How a text message actually finds your phone across the world.
When you send an SMS, your phone doesn't talk directly to your friend's phone. It talks to a Cell Tower, which talks to an SMSC (Short Message Service Center), which uses a global routing protocol (SS7 or SMPP) to figure out which carrier your friend belongs to, and finally which physical cell tower they are currently standing near.
SMS uses a Store and Forward architecture. If your friend's phone is off, the SMSC holds onto the message and retries later. It relies on the HLR (Home Location Register) to find where the user is.
# The logical routing flow
def route_sms(sender, recipient_number, text):
# 1. Store the message safely on disk
msg_id = smsc.store(sender, recipient_number, text)
# 2. Ask the global registry: "Who owns this number?"
carrier_id = hlr.lookup_network(recipient_number)
# 3. Ask that carrier: "Where is this user right now?"
current_tower = carrier_id.get_current_location(recipient_number)

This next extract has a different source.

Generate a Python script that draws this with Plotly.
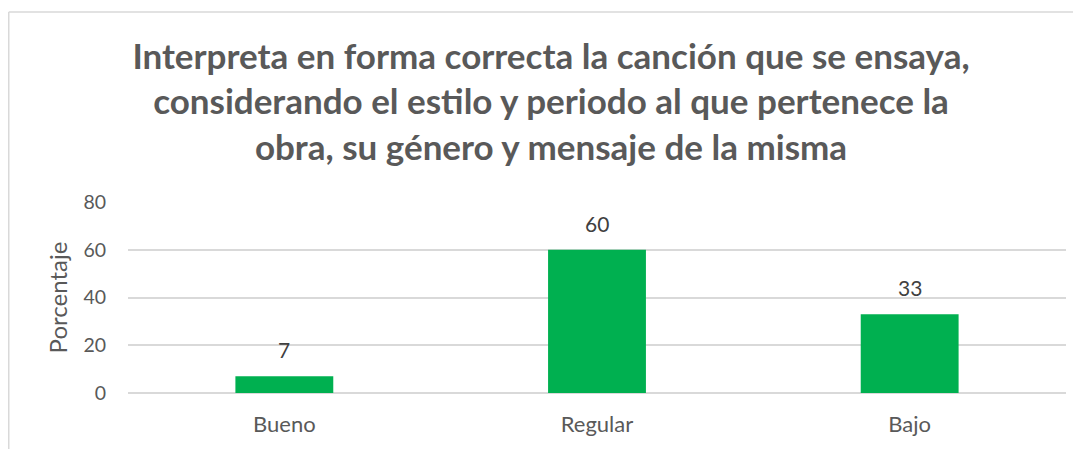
import plotly.graph_objects as go

categories = ["Bueno", "Regular", "Bajo"]
values = [7, 60, 33]
y_ticks = [0, 20, 40, 60, 80]
title_text = ("Interpreta en forma correcta la canción que se ensaya,<br>"
              "considerando el estilo y periodo al que pertenece la<br>"
              "obra, su género y mensaje de la misma")

# page has an 8px body margin; figure coordinates are page coordinates - 8
W, H = 1073, 441
ml, mr, mt, mb = 120, 15, 193.7, 55.7
pw = W - ml - mr
ph = H - mt - mb

fig = go.Figure(go.Bar(
    x=categories, y=values,
    marker=dict(color="#00B050", line=dict(width=0)),
    width=0.313,
))

for c, v in zip(categories, values):
    fig.add_annotation(x=c, y=v, text=str(v), showarrow=False, xref="x", yref="y",
                       yanchor="bottom", yshift=12,
                       font=dict(family="Lato", size=21, color="#404040"))

# chart border (left and top edges visible)
bx = (0.75 - ml) / pw
by = (H - mb - 3) / ph
fig.add_shape(type="line", xref="paper", yref="paper", x0=bx, x1=bx, y0=-1, y1=by,
              line=dict(color="#D9D9D9", width=1.5), layer="above")
fig.add_shape(type="line", xref="paper", yref="paper", x0=bx, x1=1.2, y0=by, y1=by,
              line=dict(color="#D9D9D9", width=1.5), layer="above")

fig.update_layout(
    width=W, height=H,
    margin=dict(l=ml, r=mr, t=mt, b=mb),
    paper_bgcolor="white", plot_bgcolor="white",
    showlegend=False,
    title=dict(text=title_text, x=543 / W, xanchor="center",
               y=1 - 60.5 / H, yanchor="top", yref="container",
               font=dict(family="Lato", size=35, color="#595959", weight="bold")),
    font=dict(family="Lato", color="#595959"),
)
fig.update_xaxes(showgrid=False, showline=False, ticks="", tickfont=dict(size=22, color="#595959"),
                 ticklabelstandoff=16)
fig.update_yaxes(range=[0, 80], tickvals=y_ticks, showgrid=True, gridcolor="#D9D9D9", gridwidth=1.5,
                 zeroline=True, zerolinecolor="#D9D9D9", zerolinewidth=1.5,
                 showline=False, ticks="", tickfont=dict(size=19.5, color="#595959"),
                 ticklabelstandoff=21,
                 title=dict(text="Porcentaje", font=dict(size=24, color="#595959"), standoff=8))

fig.write_html("out.html")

if current_tower.is_online():
# 4. Forward the message to that specific cell tower
current_tower.deliver(msg_id, text)
smsc.mark_delivered(msg_id)
else:
# User's phone is off or in a tunnel.
# Leave it in the DB, a cron job will retry later!
smsc.queue_for_retry(msg_id)
SMS routing has high latency and zero guarantees of ordering. Because it uses Store and Forward, Message 2 might be delivered before Message 1 if different SMSCs route them differently.